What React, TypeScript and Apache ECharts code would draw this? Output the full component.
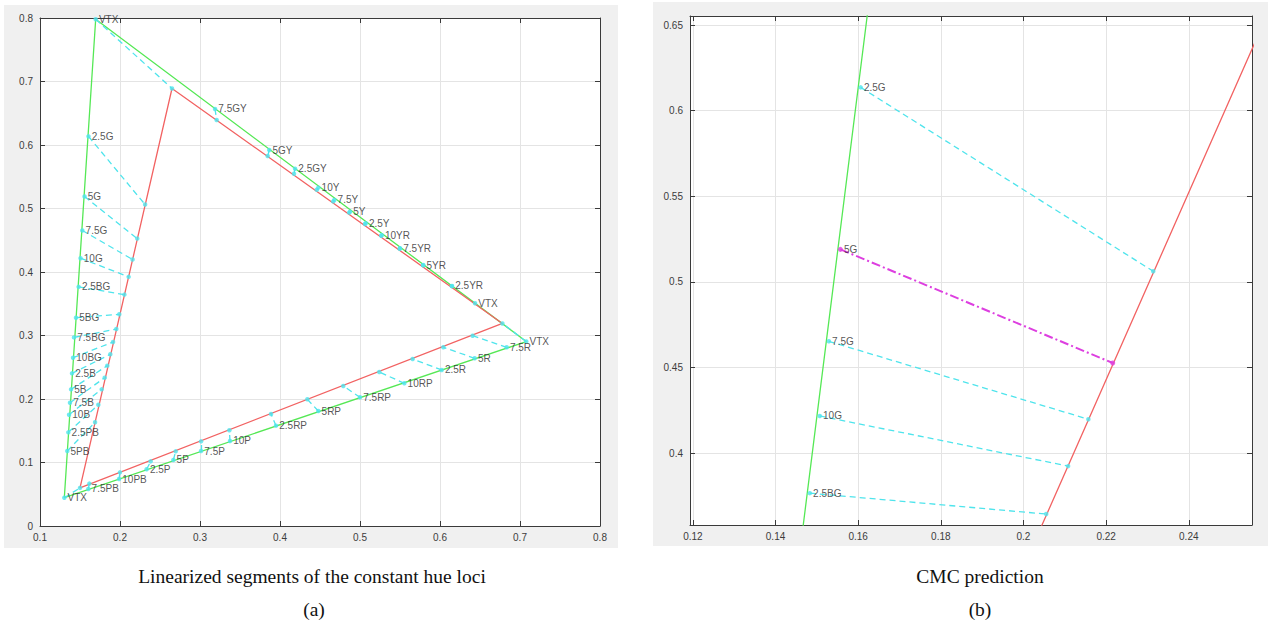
import React, { useEffect, useRef } from "react";
import * as echarts from "echarts";

type P = [number, number];

// ---- Data (CIE xy chromaticity) ----
const leftEdgeNames = ["2.5G", "5G", "7.5G", "10G", "2.5BG", "5BG", "7.5BG", "10BG", "2.5B", "5B", "7.5B", "10B", "2.5PB", "5PB"];
const leftEdgeGreen: P[] = [
  [0.1606, 0.6136], [0.1557, 0.519], [0.1529, 0.4653], [0.1507, 0.4217], [0.1483, 0.3766],
  [0.145, 0.328], [0.1425, 0.297], [0.1413, 0.265], [0.14, 0.2404], [0.1388, 0.2152],
  [0.1375, 0.1942], [0.1363, 0.1753], [0.1354, 0.1475], [0.1341, 0.1181],
];
const leftEdgeRed: P[] = [
  [0.2314, 0.5062], [0.2216, 0.4526], [0.2157, 0.4198], [0.2108, 0.3924], [0.2055, 0.3644],
  [0.1991, 0.3334], [0.1954, 0.3102], [0.1913, 0.2898], [0.1879, 0.2704], [0.1841, 0.2525],
  [0.1809, 0.2336], [0.1771, 0.2152], [0.1729, 0.191], [0.1688, 0.1633],
];

const bottomEdgeNames = ["7.5PB", "10PB", "2.5P", "5P", "7.5P", "10P", "2.5RP", "5RP", "7.5RP", "10RP", "2.5R", "5R", "7.5R"];
const bottomEdgeGreen: P[] = [
  [0.1604, 0.0583], [0.1988, 0.074], [0.2333, 0.0893], [0.2667, 0.104], [0.3013, 0.1181],
  [0.3375, 0.1339], [0.395, 0.158], [0.4479, 0.1811], [0.5, 0.2027], [0.5554, 0.2247],
  [0.6021, 0.2457], [0.6433, 0.2641], [0.6833, 0.2814],
];
const bottomEdgeRed: P[] = [
  [0.1617, 0.0668], [0.2, 0.0845], [0.2383, 0.1018], [0.2696, 0.1176], [0.3013, 0.1333],
  [0.3367, 0.1507], [0.3888, 0.1764], [0.4342, 0.1995], [0.4791, 0.2205], [0.5241, 0.2425],
  [0.5658, 0.263], [0.6042, 0.2814], [0.6408, 0.2997],
];

const topEdgeNames = ["7.5GY", "5GY", "2.5GY", "10Y", "7.5Y", "5Y", "2.5Y", "10YR", "7.5YR", "5YR", "2.5YR"];
const topEdgeGreen: P[] = [
  [0.3188, 0.6567], [0.3866, 0.5921], [0.4188, 0.5627], [0.4479, 0.5328], [0.4679, 0.5134],
  [0.4875, 0.495], [0.5071, 0.4767], [0.5271, 0.4578], [0.55, 0.4373], [0.5791, 0.411], [0.615, 0.378],
];
const topEdgeRed: P[] = [
  [0.3208, 0.6394], [0.3846, 0.5827], [0.4175, 0.5548], [0.446, 0.5295], [0.4665, 0.5112],
  [0.4865, 0.4935], [0.5063, 0.4755], [0.5265, 0.457], [0.5496, 0.4366], [0.5789, 0.4105], [0.6149, 0.3777],
];

const greenVertices: P[] = [[0.1696, 0.798], [0.7078, 0.2905], [0.1304, 0.0446]];
const redVertices: P[] = [[0.265, 0.689], [0.678, 0.319], [0.15, 0.06]];
const extraVertex: P = [0.6438, 0.3507];
const vertexName = "VTX";
const highlightHue = "5G";

const captionA = "Linearized segments of the constant hue loci";
const captionB = "CMC prediction";
const subA = "(a)";
const subB = "(b)";

// axis ranges
const leftX = { min: 0.1, max: 0.8, interval: 0.1 };
const leftY = { min: 0, max: 0.8, interval: 0.1 };
const rightX = { min: 0.1193, max: 0.2553, splitNumber: 7 };
const rightY = { min: 0.358, max: 0.6553, splitNumber: 5 };

const GREEN = "#55e855";
const RED = "#f26262";
const CYAN = "#4fe4ec";
const MAGENTA = "#dd3fe0";
const AXIS = "#3a3a3a";
const GRID = "#e4e4e4";
const FONT = "'Liberation Sans', Arial, sans-serif";

type Pair = { name: string; g: P; r: P; edge: string };
const pairs: Pair[] = [
  ...leftEdgeNames.map((n, i) => ({ name: n, g: leftEdgeGreen[i], r: leftEdgeRed[i], edge: "left" })),
  ...bottomEdgeNames.map((n, i) => ({ name: n, g: bottomEdgeGreen[i], r: bottomEdgeRed[i], edge: "bottom" })),
  ...topEdgeNames.map((n, i) => ({ name: n, g: topEdgeGreen[i], r: topEdgeRed[i], edge: "top" })),
];

function buildSeries(gi: number) {
  const xi = gi * 2;
  const yi = gi * 2;
  const isRight = gi === 1;
  const base = { xAxisIndex: xi, yAxisIndex: yi, silent: true, animation: false };
  const series: any[] = [];
  series.push({
    ...base, type: "line", symbol: "none", clip: true,
    data: [...greenVertices, greenVertices[0]],
    lineStyle: { color: GREEN, width: 1.3 }, z: 3,
  });
  series.push({
    ...base, type: "line", symbol: "none", clip: true,
    data: [...redVertices, redVertices[0]],
    lineStyle: { color: RED, width: 1.3 }, z: 3,
  });
  const normalPairs = pairs.filter((p) => !(isRight && p.name === highlightHue));
  series.push({
    ...base, type: "lines", coordinateSystem: "cartesian2d", clip: true,
    data: [
      ...normalPairs.map((p) => ({ coords: [p.g, p.r] })),
      ...greenVertices.map((v, i) => ({ coords: [v, redVertices[i]] })),
    ],
    lineStyle: { color: CYAN, width: 1.3, type: [6, 4], opacity: 1 }, z: 4,
  });
  if (isRight) {
    const hp = pairs.filter((p) => p.name === highlightHue);
    series.push({
      ...base, type: "lines", coordinateSystem: "cartesian2d", clip: true,
      data: hp.map((p) => ({ coords: [p.g, p.r] })),
      lineStyle: { color: MAGENTA, width: 2, type: [9, 3, 2, 3], opacity: 1 }, z: 5,
    });
  }
  // red-side markers
  series.push({
    ...base, type: "scatter", clip: true, symbolSize: 4.5,
    itemStyle: { color: CYAN },
    data: normalPairs.map((p) => p.r).concat(isRight ? [] : [redVertices[1], redVertices[0], redVertices[2]]),
    z: 6,
  });
  // green-side labelled markers
  const labelled: any[] = normalPairs.map((p) => ({
    value: p.g,
    name: p.name,
    label: p.edge === "bottom" ? { offset: [0, 3] } : {},
  }));
  greenVertices.forEach((v, i) =>
    labelled.push({ value: v, name: vertexName, label: i === 0 ? { offset: [0, 2] } : i === 2 ? { offset: [0, 3] } : {} })
  );
  labelled.push({ value: extraVertex, name: vertexName });
  series.push({
    ...base, type: "scatter", clip: true, symbolSize: 4.5,
    itemStyle: { color: CYAN },
    data: labelled,
    label: {
      show: true, position: "right", distance: 1, formatter: "{b}",
      fontSize: 10, fontFamily: FONT, color: "#2a2a2a",
    },
    labelLayout: { hideOverlap: false },
    z: 7,
  });
  if (isRight) {
    const hp = pairs.filter((p) => p.name === highlightHue);
    series.push({
      ...base, type: "scatter", clip: true, symbolSize: 5,
      itemStyle: { color: MAGENTA },
      data: [
        ...hp.map((p) => ({ value: p.g, name: p.name })),
        ...hp.map((p) => ({ value: p.r, name: "" })),
      ],
      label: {
        show: true, position: "right", distance: 1, formatter: "{b}",
        fontSize: 10, fontFamily: FONT, color: "#2a2a2a",
      },
      z: 8,
    });
  }
  return series;
}

function mainAxis(pos: "bottom" | "left", gi: number, range: any) {
  return {
    type: "value", gridIndex: gi, position: pos, ...range,
    axisLine: { show: true, onZero: false, lineStyle: { color: AXIS, width: 1 } },
    axisTick: { show: true, inside: true, length: 5, lineStyle: { color: AXIS } },
    axisLabel: {
      show: true, fontSize: 10, fontFamily: FONT, color: "#3c3c3c", margin: pos === "left" ? 7 : 6,
      showMinLabel: gi === 0, showMaxLabel: gi === 0,
    },
    splitLine: { show: true, lineStyle: { color: GRID, width: 1 } },
  };
}
function mirrorAxis(pos: "top" | "right", gi: number, range: any) {
  return {
    type: "value", gridIndex: gi, position: pos, ...range,
    axisLine: { show: true, onZero: false, lineStyle: { color: AXIS, width: 1 } },
    axisTick: { show: true, inside: true, length: 5, lineStyle: { color: AXIS } },
    axisLabel: { show: false },
    splitLine: { show: false },
  };
}

export default function App() {
  const ref = useRef<HTMLDivElement>(null);
  useEffect(() => {
    document.body.style.margin = "0";
    if (!ref.current) return;
    const chart = echarts.init(ref.current, undefined, { renderer: "svg" });
    const captionStyle = (text: string, x: number, y: number) => ({
      type: "text", x, y, silent: true,
      style: {
        text, fill: "#111", fontSize: 19.5, fontFamily: "'Liberation Serif', 'Times New Roman', serif",
        align: "center", verticalAlign: "middle", textAlign: "center", textVerticalAlign: "middle",
      },
    });
    chart.setOption({
      animation: false,
      grid: [
        { left: 40, top: 18, width: 560, height: 508, show: true, backgroundColor: "#fff", borderWidth: 0 },
        { left: 690, top: 16, width: 562, height: 509, show: true, backgroundColor: "#fff", borderWidth: 0 },
      ],
      xAxis: [
        mainAxis("bottom", 0, leftX), mirrorAxis("top", 0, leftX),
        mainAxis("bottom", 1, rightX), mirrorAxis("top", 1, rightX),
      ],
      yAxis: [
        mainAxis("left", 0, leftY), mirrorAxis("right", 0, leftY),
        mainAxis("left", 1, rightY), mirrorAxis("right", 1, rightY),
      ],
      series: [...buildSeries(0), ...buildSeries(1)],
      graphic: {
        elements: [
          captionStyle(captionA, 312, 576),
          captionStyle(subA, 314, 609),
          captionStyle(captionB, 980, 576),
          captionStyle(subB, 980, 609),
        ],
      },
    });
    return () => chart.dispose();
  }, []);
  return (
    <div style={{ position: "relative", width: 1270, height: 623, background: "#fff" }}>
      <div style={{ position: "absolute", left: 4, top: 5, width: 614, height: 543, background: "#f0f0f0" }} />
      <div style={{ position: "absolute", left: 653, top: 2, width: 615, height: 544, background: "#f0f0f0" }} />
      <div ref={ref} style={{ position: "absolute", left: 0, top: 0, width: 1270, height: 623 }} />
    </div>
  );
}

_To be done_
Starting at the top of the listing above, reproduce each line up to and including the one with "type P = [number, number];"; omit the pictures.

_Correct output_
What React, TypeScript and Apache ECharts code would draw this? Output the full component.
import React, { useEffect, useRef } from "react";
import * as echarts from "echarts";

type P = [number, number];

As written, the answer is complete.